** START OF Source data **
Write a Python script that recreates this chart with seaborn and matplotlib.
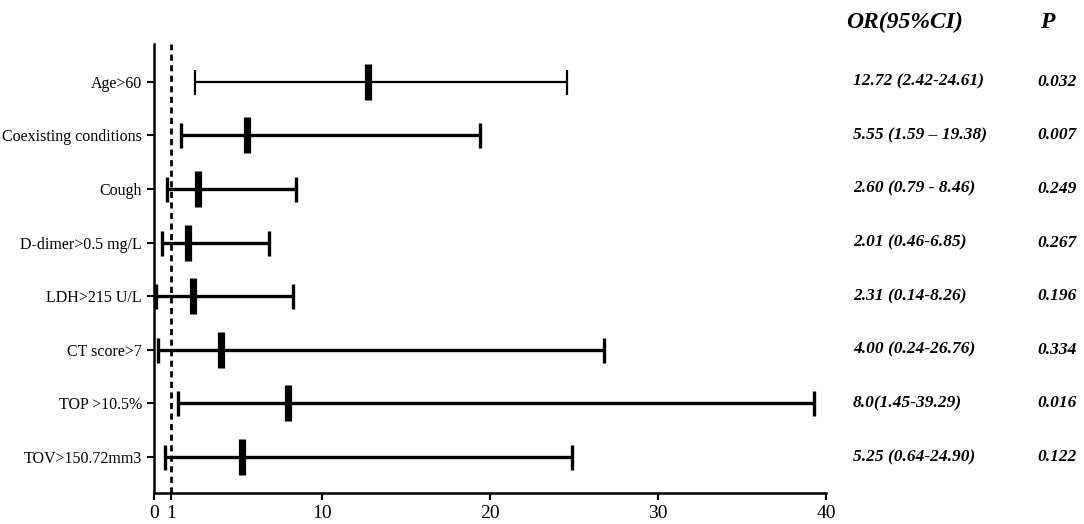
import numpy as np
import pandas as pd
import matplotlib
matplotlib.use("Agg")
import matplotlib.pyplot as plt
import matplotlib.transforms as mtransforms
import seaborn as sns

# data
factors = ["Age>60", "Coexisting conditions", "Cough", "D-dimer>0.5 mg/L",
           "LDH>215 U/L", "CT score>7", "TOP >10.5%", "TOV>150.72mm3"]
odds = [12.72, 5.55, 2.60, 2.01, 2.31, 4.00, 8.0, 5.25]
ci_low = [2.42, 1.59, 0.79, 0.46, 0.14, 0.24, 1.45, 0.64]
ci_high = [24.61, 19.38, 8.46, 6.85, 8.26, 26.76, 39.29, 24.90]
or_text = ["12.72 (2.42-24.61)", "5.55 (1.59 \u2013 19.38)", "2.60 (0.79 - 8.46)",
           "2.01 (0.46-6.85)", "2.31 (0.14-8.26)", "4.00 (0.24-26.76)",
           "8.0(1.45-39.29)", "5.25 (0.64-24.90)"]
p_text = ["0.032", "0.007", "0.249", "0.267", "0.196", "0.334", "0.016", "0.122"]
x_ticks = [0, 1, 10, 20, 30, 40]

df = pd.DataFrame({"factor": factors, "OR": odds, "lo": ci_low, "hi": ci_high})
df["pos"] = np.arange(len(df))

sns.set_style("ticks")
plt.rcParams["font.family"] = ["Liberation Serif", "DejaVu Serif"]
plt.rcParams["text.color"] = "black"
plt.rcParams["xtick.color"] = "black"
plt.rcParams["ytick.color"] = "black"

fig = plt.figure(figsize=(10.84, 5.24), dpi=100)
ax = fig.add_axes([0.142, 0.059, 0.62, 0.857])

# confidence intervals with caps
for i, row in df.iterrows():
    lw = 1.6 if i == 0 else 2.4
    ax.errorbar(row["OR"], row["pos"],
                xerr=[[row["OR"] - row["lo"]], [row["hi"] - row["OR"]]],
                fmt="none", ecolor="black", elinewidth=lw, capsize=9, capthick=lw)

# odds ratio markers
sns.scatterplot(data=df, x="OR", y="pos", marker="|", s=650, linewidth=5.2,
                color="black", ax=ax, legend=False, zorder=3)

ax.axvline(1, color="black", lw=2, ls=(0, (2.2, 1.6)), zorder=1)

ax.set_xlim(0, 40)
ax.set_ylim(len(df) - 0.33, -0.7)
ax.set_xticks(x_ticks)
ax.set_xticklabels([str(t) for t in x_ticks], fontsize=14)
ax.set_yticks(df["pos"])
ax.set_yticklabels(factors, fontsize=11.5)
ax.set_xlabel("")
ax.set_ylabel("")
ax.tick_params(axis="both", direction="out", length=5, width=1.5, colors="black")
for s in ["top", "right"]:
    ax.spines[s].set_visible(False)
for s in ["left", "bottom"]:
    ax.spines[s].set_linewidth(1.8)
    ax.spines[s].set_color("black")

# text columns on the right
trans = mtransforms.blended_transform_factory(fig.transFigure, ax.transData)
fig.text(0.781, 0.958, "OR(95%CI)", fontsize=17, fontweight="bold", fontstyle="italic",
         va="center", ha="left")
fig.text(0.959, 0.958, "P", fontsize=17, fontweight="bold", fontstyle="italic",
         va="center", ha="left")
for y, t1, t2 in zip(df["pos"], or_text, p_text):
    ax.text(0.787, y, t1, transform=trans, fontsize=12.5, fontweight="bold",
            fontstyle="italic", va="center", ha="left")
    ax.text(0.957, y, t2, transform=trans, fontsize=12.5, fontweight="bold",
            fontstyle="italic", va="center", ha="left")

fig.savefig("out.png", dpi=100)
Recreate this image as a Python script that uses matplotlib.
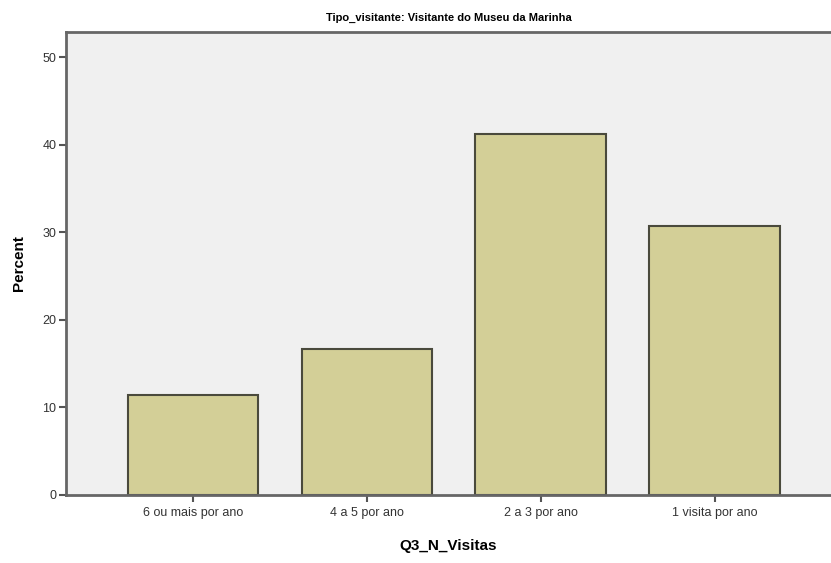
import matplotlib
matplotlib.use('Agg')
import matplotlib.pyplot as plt

plt.rcParams['font.family'] = ['Liberation Sans Narrow', 'Liberation Sans', 'DejaVu Sans']

# 数据
categorias = ['6 ou mais por ano', '4 a 5 por ano', '2 a 3 por ano', '1 visita por ano']
percentagens = [11.4, 16.7, 41.2, 30.7]
yticks = [0, 10, 20, 30, 40, 50]

fig = plt.figure(figsize=(8.31, 5.63), dpi=100)
ax = fig.add_axes([0.0794, 0.1208, 0.9206, 0.8224])
ax.set_facecolor('#f0f0f0')

x = range(len(categorias))
ax.bar(x, percentagens, width=0.75, color='#d3cf97', edgecolor='#4a4a3c', linewidth=1.5, zorder=2)

ax.set_xlim(-0.73, 3.67)
ax.set_ylim(0, 52.9)
ax.set_xticks(list(x))
ax.set_xticklabels(categorias, fontsize=9, color='#333333')
ax.set_yticks(yticks)
ax.set_yticklabels([str(v) for v in yticks], fontsize=9, color='#333333')
ax.tick_params(axis='both', colors='#555555', width=1.5, length=5)
ax.tick_params(axis='x', labelcolor='#333333', pad=4)
ax.tick_params(axis='y', labelcolor='#333333', pad=2)

for s in ['left', 'bottom', 'top']:
    ax.spines[s].set_color('#666666')
    ax.spines[s].set_linewidth(2)
ax.spines['right'].set_visible(False)

ax.set_ylabel('Percent', fontsize=11, fontweight='bold', labelpad=12)
ax.set_xlabel('Q3_N_Visitas', fontsize=11, fontweight='bold', labelpad=14)
ax.set_title('Tipo_visitante: Visitante do Museu da Marinha', fontsize=8, fontweight='bold', pad=8)

fig.savefig('out.png', dpi=100)
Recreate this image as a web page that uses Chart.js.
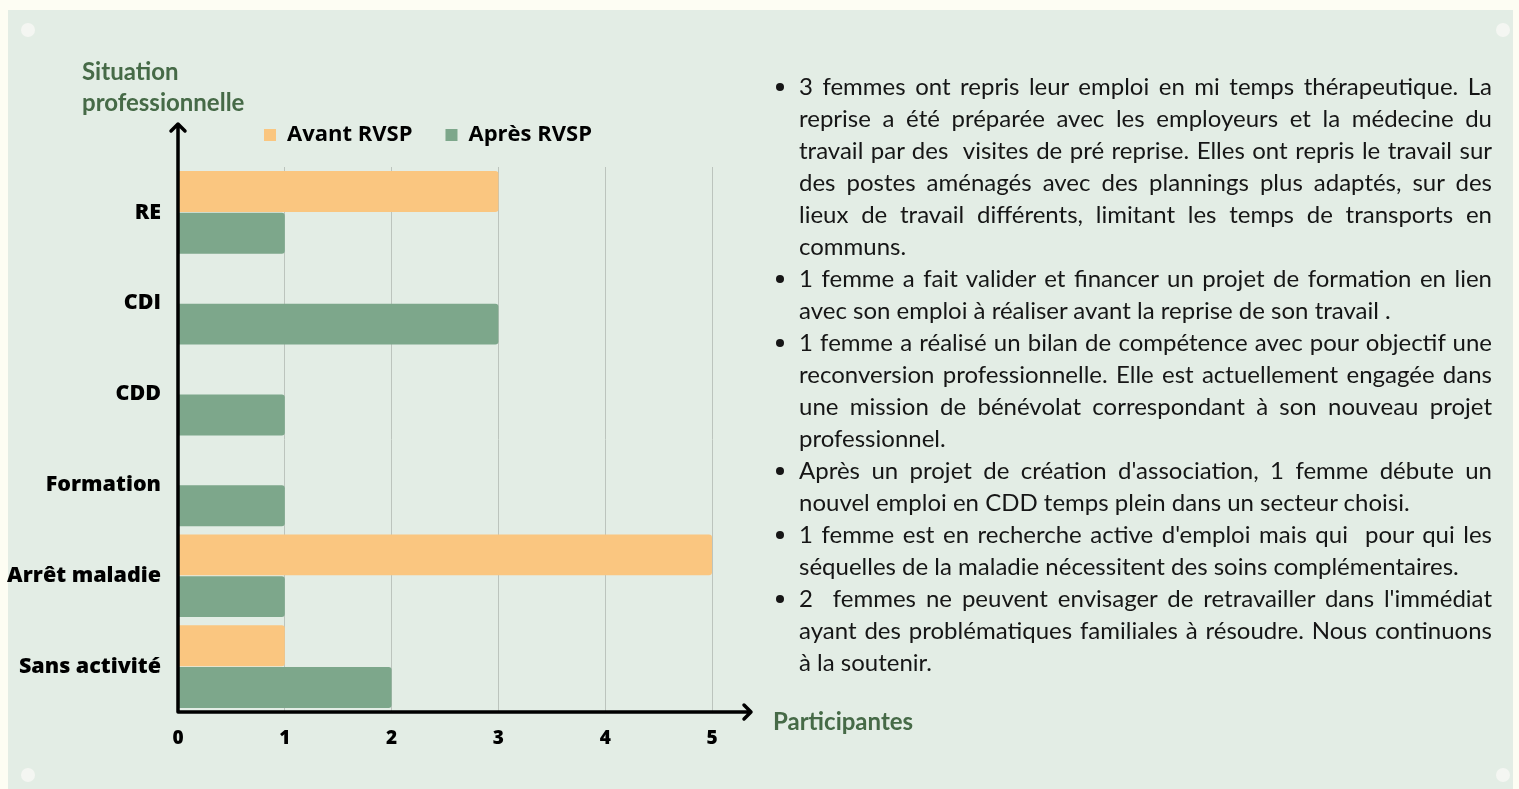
<!DOCTYPE html>
<html lang="fr">
<head>
<meta charset="utf-8">
<title>Situation professionnelle</title>
<script src="https://cdn.jsdelivr.net/npm/chart.js@4.4.1/dist/chart.umd.min.js"></script>
<style>
  html, body { margin: 0; padding: 0; }
  body { width: 1519px; height: 789px; background: #fdfdf3; position: relative; overflow: hidden; }
  .panel { position: absolute; left: 8px; top: 10px; width: 1505px; height: 790px; background: #e3ede5; }
  .dot { position: absolute; width: 14px; height: 14px; border-radius: 50%; background: #f4f6f2; }
  .chart-box { position: absolute; left: 0; top: 10px; width: 930px; height: 779px; }
  .notes {
    position: absolute; left: 772px; top: 70px; width: 720px; margin: 0; padding: 0 0 0 27px;
    box-sizing: border-box; font: 24px Lato, sans-serif; line-height: 32px; color: #161616;
    text-align: justify;
  }
</style>
</head>
<body>
<div class="panel"></div>
<div class="dot" style="left:21px;top:23px"></div>
<div class="dot" style="left:1496px;top:23px"></div>
<div class="dot" style="left:21px;top:768px"></div>
<div class="dot" style="left:1496px;top:768px"></div>

<div class="chart-box"><canvas id="situationChart"></canvas></div>

<ul class="notes">
  <li>3 femmes ont repris leur emploi en mi temps thérapeutique. La reprise a été préparée avec les employeurs et la médecine du travail par des&nbsp; visites de pré reprise. Elles ont repris le travail sur des postes aménagés avec des plannings plus adaptés, sur des lieux de travail différents, limitant les temps de transports en communs.</li>
  <li>1 femme a fait valider et financer un projet de formation en lien avec son emploi à réaliser avant la reprise de son travail .</li>
  <li>1 femme a réalisé un bilan de compétence avec pour objectif une reconversion professionnelle. Elle est actuellement engagée dans une mission de bénévolat correspondant à son nouveau projet professionnel.</li>
  <li>Après un projet de création d'association, 1 femme débute un nouvel emploi en CDD temps plein dans un secteur choisi.</li>
  <li>1 femme est en recherche active d'emploi mais qui&nbsp; pour qui les séquelles de la maladie nécessitent des soins complémentaires.</li>
  <li>2&nbsp; femmes ne peuvent envisager de retravailler dans l'immédiat ayant des problématiques familiales à résoudre. Nous continuons à la soutenir.</li>
</ul>

<script>
// === Data ===
const categories = ['RE', 'CDI', 'CDD', 'Formation', 'Arrêt maladie', 'Sans activité'];
const avantRVSP = [3, 0, 0, 0, 5, 1];
const apresRVSP = [1, 3, 1, 1, 1, 2];
const xTicks = [0, 1, 2, 3, 4, 5];

const orange = '#fac680';
const green = '#7da78b';
const titleGreen = '#466a47';

const LEGEND_FONT = 22;
const LEGEND_GAP = 33;

// arrows for the axes + axis titles placed like the original
const axisArrows = {
  id: 'axisArrows',
  afterLayout(chart) {
    // legend sits just above the plot, a bit left of center
    const lg = chart.legend;
    const a = chart.chartArea;
    const h = lg.bottom - lg.top;
    lg.top = a.top - 32 - LEGEND_GAP - LEGEND_FONT / 2;
    lg.bottom = lg.top + h;
    lg.left -= 17; lg.right -= 17;
  },
  afterDatasetsDraw(chart) {
    const { ctx, chartArea: a } = chart;
    ctx.save();
    ctx.strokeStyle = '#000';
    ctx.lineWidth = 3.5;
    ctx.lineCap = 'round';
    ctx.lineJoin = 'round';
    ctx.beginPath();
    // y axis
    ctx.moveTo(a.left, a.bottom);
    ctx.lineTo(a.left, a.top - 43);
    ctx.moveTo(a.left - 7, a.top - 36);
    ctx.lineTo(a.left, a.top - 43);
    ctx.lineTo(a.left + 7, a.top - 36);
    // x axis
    ctx.moveTo(a.left, a.bottom);
    ctx.lineTo(a.right + 39, a.bottom);
    ctx.moveTo(a.right + 32, a.bottom - 7);
    ctx.lineTo(a.right + 39, a.bottom);
    ctx.lineTo(a.right + 32, a.bottom + 7);
    ctx.stroke();

    // axis titles
    ctx.fillStyle = titleGreen;
    ctx.font = 'bold 24px Lato';
    ctx.textAlign = 'left';
    ctx.textBaseline = 'middle';
    ctx.fillText('Situation', a.left - 96, a.top - 95);
    ctx.fillText('professionnelle', a.left - 96, a.top - 64);
    ctx.fillText('Participantes', a.right + 61, a.bottom + 10);
    ctx.restore();
  }
};

const ctx = document.getElementById('situationChart').getContext('2d');

const chart = new Chart(ctx, {
  type: 'bar',
  data: {
    labels: categories,
    datasets: [
      { label: 'Avant RVSP', data: avantRVSP, backgroundColor: orange, borderRadius: 3, borderSkipped: 'start' },
      { label: 'Après RVSP', data: apresRVSP, backgroundColor: green, borderRadius: 3, borderSkipped: 'start' }
    ]
  },
  options: {
    indexAxis: 'y',
    responsive: true,
    maintainAspectRatio: false,
    animation: false,
    datasets: { bar: { categoryPercentage: 0.92, barPercentage: 0.98 } },
    layout: { padding: { top: 92, right: 218, left: 0, bottom: 0 } },
    plugins: {
      tooltip: { enabled: false },
      legend: {
        position: 'top',
        fullSize: false,
        labels: {
          boxWidth: 12,
          boxHeight: 12,
          color: '#000',
          padding: LEGEND_GAP,
          font: { family: 'Open Sans', size: LEGEND_FONT, weight: 'bold' }
        }
      }
    },
    scales: {
      x: {
        min: 0,
        max: 5,
        afterBuildTicks: (scale) => { scale.ticks = xTicks.map(v => ({ value: v })); },
        afterFit: (scale) => { scale.height = 77; },
        grid: {
          drawTicks: false,
          color: (c) => c.tick && c.tick.value === 0 ? 'rgba(0,0,0,0)' : '#bcc4bd',
          lineWidth: 1
        },
        border: { display: false },
        ticks: {
          padding: 15,
          color: '#000',
          font: { family: 'Open Sans', size: 19, weight: 800 }
        }
      },
      y: {
        afterFit: (scale) => { scale.width = 178; },
        grid: { display: false, drawTicks: false },
        border: { display: false },
        ticks: {
          padding: 17,
          color: '#000',
          font: { family: 'Open Sans', size: 21.5, weight: 800 }
        }
      }
    }
  },
  plugins: [axisArrows]
});
</script>
</body>
</html>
** END OF Source data **
→ **Short exercise**:
Pictures excluded, repeat the records exactly from their opening line through the line containing "import seaborn as sns".

→ **Output of the task**:
Write a Python script that recreates this chart with seaborn and matplotlib.
import numpy as np
import pandas as pd
import matplotlib
matplotlib.use("Agg")
import matplotlib.pyplot as plt
import matplotlib.transforms as mtransforms
import seaborn as sns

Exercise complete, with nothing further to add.